● EXERCISE INPUTS:
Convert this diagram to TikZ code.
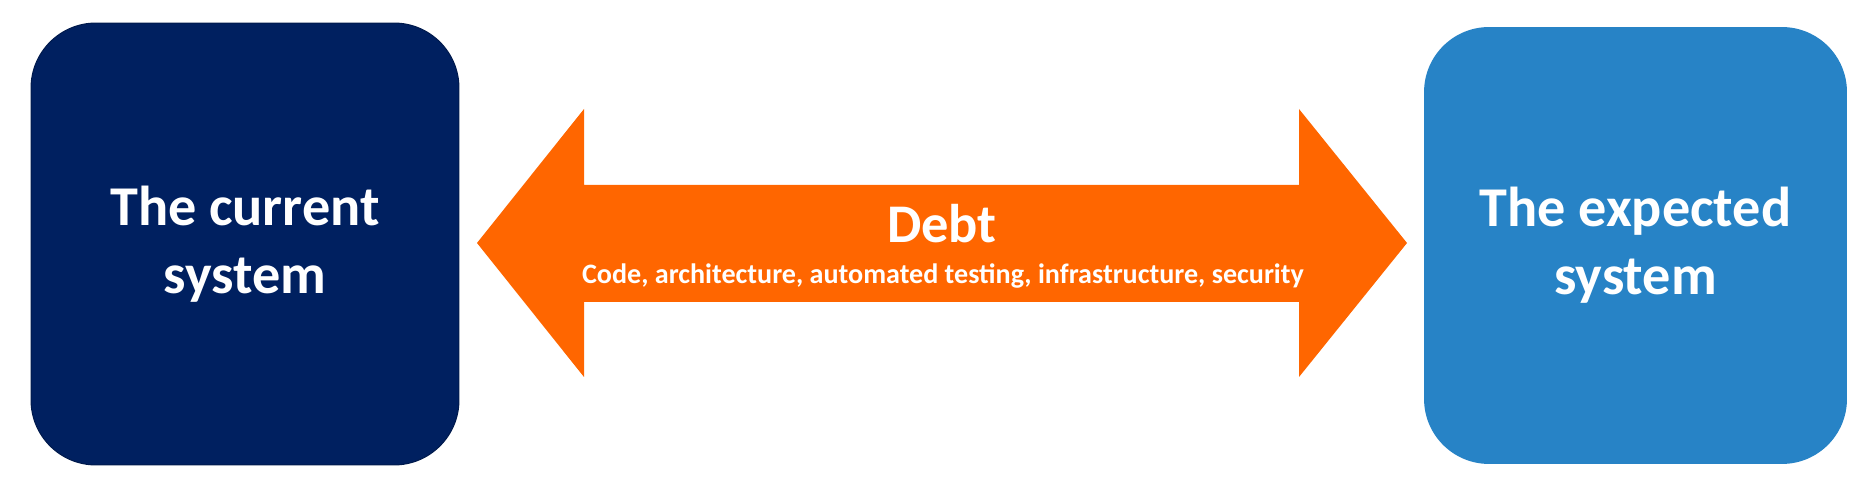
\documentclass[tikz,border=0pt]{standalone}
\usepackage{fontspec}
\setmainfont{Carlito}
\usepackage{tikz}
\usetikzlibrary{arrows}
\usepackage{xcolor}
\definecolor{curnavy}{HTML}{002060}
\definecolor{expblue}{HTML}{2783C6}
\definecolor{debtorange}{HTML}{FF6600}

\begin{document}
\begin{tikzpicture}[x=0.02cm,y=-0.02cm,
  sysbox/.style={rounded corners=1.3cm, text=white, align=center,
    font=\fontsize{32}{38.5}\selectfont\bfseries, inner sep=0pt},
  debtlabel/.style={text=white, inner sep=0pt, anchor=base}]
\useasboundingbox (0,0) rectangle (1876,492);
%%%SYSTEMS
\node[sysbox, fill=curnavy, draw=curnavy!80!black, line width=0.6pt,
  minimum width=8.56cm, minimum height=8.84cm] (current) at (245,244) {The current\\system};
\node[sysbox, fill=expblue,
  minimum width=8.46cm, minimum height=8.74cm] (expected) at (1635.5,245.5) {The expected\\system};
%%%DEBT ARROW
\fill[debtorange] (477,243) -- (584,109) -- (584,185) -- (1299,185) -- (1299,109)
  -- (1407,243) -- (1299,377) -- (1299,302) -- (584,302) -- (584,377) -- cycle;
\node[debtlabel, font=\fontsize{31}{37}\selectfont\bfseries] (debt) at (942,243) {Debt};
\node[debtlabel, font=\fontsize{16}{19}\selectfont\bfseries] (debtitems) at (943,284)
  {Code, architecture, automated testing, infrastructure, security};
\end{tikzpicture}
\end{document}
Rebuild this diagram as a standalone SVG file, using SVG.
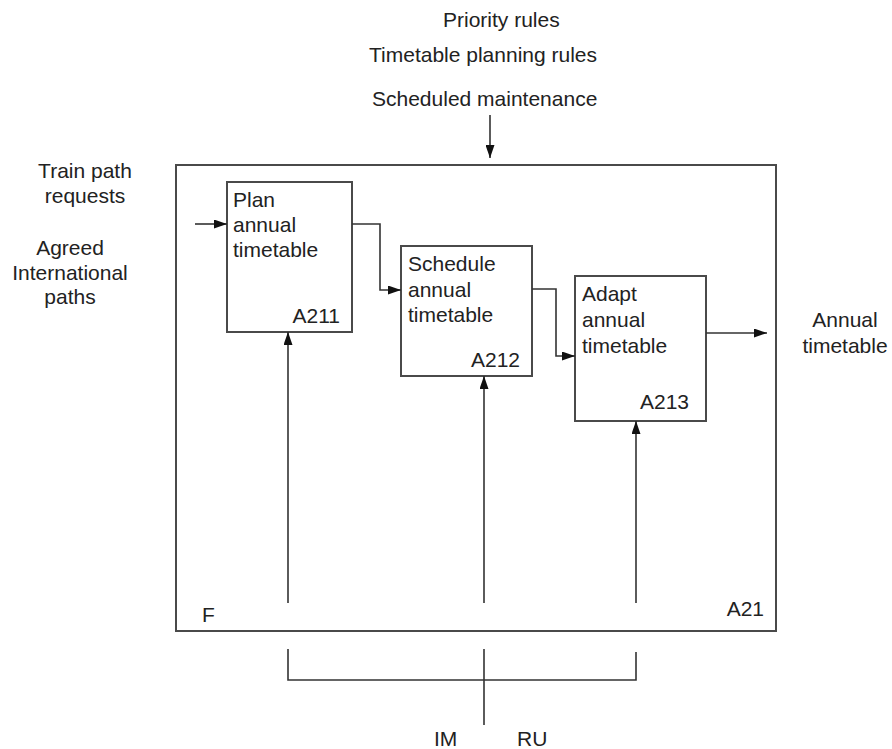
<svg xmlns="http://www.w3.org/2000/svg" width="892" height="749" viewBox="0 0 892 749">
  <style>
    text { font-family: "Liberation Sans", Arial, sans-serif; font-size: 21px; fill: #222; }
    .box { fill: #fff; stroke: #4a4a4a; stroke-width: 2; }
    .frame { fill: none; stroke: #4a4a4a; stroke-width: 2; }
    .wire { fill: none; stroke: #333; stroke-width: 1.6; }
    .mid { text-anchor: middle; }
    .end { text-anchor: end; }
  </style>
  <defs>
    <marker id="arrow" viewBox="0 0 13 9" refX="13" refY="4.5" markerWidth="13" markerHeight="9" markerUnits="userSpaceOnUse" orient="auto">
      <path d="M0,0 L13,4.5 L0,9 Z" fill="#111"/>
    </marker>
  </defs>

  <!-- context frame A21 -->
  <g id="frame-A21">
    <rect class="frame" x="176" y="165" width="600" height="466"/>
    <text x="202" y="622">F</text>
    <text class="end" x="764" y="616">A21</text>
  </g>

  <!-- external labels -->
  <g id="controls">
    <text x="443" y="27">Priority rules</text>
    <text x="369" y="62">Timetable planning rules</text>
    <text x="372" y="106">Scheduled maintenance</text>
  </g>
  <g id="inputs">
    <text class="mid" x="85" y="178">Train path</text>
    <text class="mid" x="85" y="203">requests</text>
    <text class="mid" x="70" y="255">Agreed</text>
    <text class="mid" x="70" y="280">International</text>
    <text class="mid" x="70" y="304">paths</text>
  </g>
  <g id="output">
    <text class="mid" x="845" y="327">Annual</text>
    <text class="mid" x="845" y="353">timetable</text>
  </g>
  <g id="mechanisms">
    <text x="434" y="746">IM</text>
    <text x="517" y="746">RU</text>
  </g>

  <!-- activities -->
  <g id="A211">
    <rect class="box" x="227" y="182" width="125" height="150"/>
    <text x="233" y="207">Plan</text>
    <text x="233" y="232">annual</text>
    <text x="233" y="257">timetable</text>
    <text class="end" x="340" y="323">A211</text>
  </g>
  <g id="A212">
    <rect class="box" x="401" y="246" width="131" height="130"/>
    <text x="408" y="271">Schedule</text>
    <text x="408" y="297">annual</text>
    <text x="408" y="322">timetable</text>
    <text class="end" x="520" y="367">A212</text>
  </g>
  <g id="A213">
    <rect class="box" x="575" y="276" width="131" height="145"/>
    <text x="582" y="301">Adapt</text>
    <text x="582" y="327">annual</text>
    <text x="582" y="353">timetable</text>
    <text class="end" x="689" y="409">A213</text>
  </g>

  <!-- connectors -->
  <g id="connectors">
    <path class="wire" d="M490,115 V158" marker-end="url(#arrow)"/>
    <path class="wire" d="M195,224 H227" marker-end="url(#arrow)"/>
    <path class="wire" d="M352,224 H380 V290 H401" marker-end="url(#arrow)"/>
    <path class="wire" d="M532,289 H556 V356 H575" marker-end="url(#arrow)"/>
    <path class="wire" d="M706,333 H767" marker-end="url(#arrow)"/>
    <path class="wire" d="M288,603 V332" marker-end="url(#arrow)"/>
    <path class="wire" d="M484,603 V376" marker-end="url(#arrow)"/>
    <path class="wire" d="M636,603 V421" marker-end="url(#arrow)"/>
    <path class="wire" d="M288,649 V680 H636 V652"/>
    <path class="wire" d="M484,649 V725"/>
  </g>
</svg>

● WHAT YOU HAVE TO DO:
Copy the listing exactly. Any image in it stays out of the copy.

● RESPONSE TO THE TASK:
Convert this diagram to TikZ code.
\documentclass[tikz,border=0pt]{standalone}
\usepackage{fontspec}
\setmainfont{Carlito}
\usepackage{tikz}
\usetikzlibrary{arrows}
\usepackage{xcolor}
\definecolor{curnavy}{HTML}{002060}
\definecolor{expblue}{HTML}{2783C6}
\definecolor{debtorange}{HTML}{FF6600}

\begin{document}
\begin{tikzpicture}[x=0.02cm,y=-0.02cm,
  sysbox/.style={rounded corners=1.3cm, text=white, align=center,
    font=\fontsize{32}{38.5}\selectfont\bfseries, inner sep=0pt},
  debtlabel/.style={text=white, inner sep=0pt, anchor=base}]
\useasboundingbox (0,0) rectangle (1876,492);
%%%SYSTEMS
\node[sysbox, fill=curnavy, draw=curnavy!80!black, line width=0.6pt,
  minimum width=8.56cm, minimum height=8.84cm] (current) at (245,244) {The current\\system};
\node[sysbox, fill=expblue,
  minimum width=8.46cm, minimum height=8.74cm] (expected) at (1635.5,245.5) {The expected\\system};
%%%DEBT ARROW
\fill[debtorange] (477,243) -- (584,109) -- (584,185) -- (1299,185) -- (1299,109)
  -- (1407,243) -- (1299,377) -- (1299,302) -- (584,302) -- (584,377) -- cycle;
\node[debtlabel, font=\fontsize{31}{37}\selectfont\bfseries] (debt) at (942,243) {Debt};
\node[debtlabel, font=\fontsize{16}{19}\selectfont\bfseries] (debtitems) at (943,284)
  {Code, architecture, automated testing, infrastructure, security};
\end{tikzpicture}
\end{document}
Rebuild this diagram as a standalone SVG file, using SVG.
<svg xmlns="http://www.w3.org/2000/svg" width="892" height="749" viewBox="0 0 892 749">
  <style>
    text { font-family: "Liberation Sans", Arial, sans-serif; font-size: 21px; fill: #222; }
    .box { fill: #fff; stroke: #4a4a4a; stroke-width: 2; }
    .frame { fill: none; stroke: #4a4a4a; stroke-width: 2; }
    .wire { fill: none; stroke: #333; stroke-width: 1.6; }
    .mid { text-anchor: middle; }
    .end { text-anchor: end; }
  </style>
  <defs>
    <marker id="arrow" viewBox="0 0 13 9" refX="13" refY="4.5" markerWidth="13" markerHeight="9" markerUnits="userSpaceOnUse" orient="auto">
      <path d="M0,0 L13,4.5 L0,9 Z" fill="#111"/>
    </marker>
  </defs>

  <!-- context frame A21 -->
  <g id="frame-A21">
    <rect class="frame" x="176" y="165" width="600" height="466"/>
    <text x="202" y="622">F</text>
    <text class="end" x="764" y="616">A21</text>
  </g>

  <!-- external labels -->
  <g id="controls">
    <text x="443" y="27">Priority rules</text>
    <text x="369" y="62">Timetable planning rules</text>
    <text x="372" y="106">Scheduled maintenance</text>
  </g>
  <g id="inputs">
    <text class="mid" x="85" y="178">Train path</text>
    <text class="mid" x="85" y="203">requests</text>
    <text class="mid" x="70" y="255">Agreed</text>
    <text class="mid" x="70" y="280">International</text>
    <text class="mid" x="70" y="304">paths</text>
  </g>
  <g id="output">
    <text class="mid" x="845" y="327">Annual</text>
    <text class="mid" x="845" y="353">timetable</text>
  </g>
  <g id="mechanisms">
    <text x="434" y="746">IM</text>
    <text x="517" y="746">RU</text>
  </g>

  <!-- activities -->
  <g id="A211">
    <rect class="box" x="227" y="182" width="125" height="150"/>
    <text x="233" y="207">Plan</text>
    <text x="233" y="232">annual</text>
    <text x="233" y="257">timetable</text>
    <text class="end" x="340" y="323">A211</text>
  </g>
  <g id="A212">
    <rect class="box" x="401" y="246" width="131" height="130"/>
    <text x="408" y="271">Schedule</text>
    <text x="408" y="297">annual</text>
    <text x="408" y="322">timetable</text>
    <text class="end" x="520" y="367">A212</text>
  </g>
  <g id="A213">
    <rect class="box" x="575" y="276" width="131" height="145"/>
    <text x="582" y="301">Adapt</text>
    <text x="582" y="327">annual</text>
    <text x="582" y="353">timetable</text>
    <text class="end" x="689" y="409">A213</text>
  </g>

  <!-- connectors -->
  <g id="connectors">
    <path class="wire" d="M490,115 V158" marker-end="url(#arrow)"/>
    <path class="wire" d="M195,224 H227" marker-end="url(#arrow)"/>
    <path class="wire" d="M352,224 H380 V290 H401" marker-end="url(#arrow)"/>
    <path class="wire" d="M532,289 H556 V356 H575" marker-end="url(#arrow)"/>
    <path class="wire" d="M706,333 H767" marker-end="url(#arrow)"/>
    <path class="wire" d="M288,603 V332" marker-end="url(#arrow)"/>
    <path class="wire" d="M484,603 V376" marker-end="url(#arrow)"/>
    <path class="wire" d="M636,603 V421" marker-end="url(#arrow)"/>
    <path class="wire" d="M288,649 V680 H636 V652"/>
    <path class="wire" d="M484,649 V725"/>
  </g>
</svg>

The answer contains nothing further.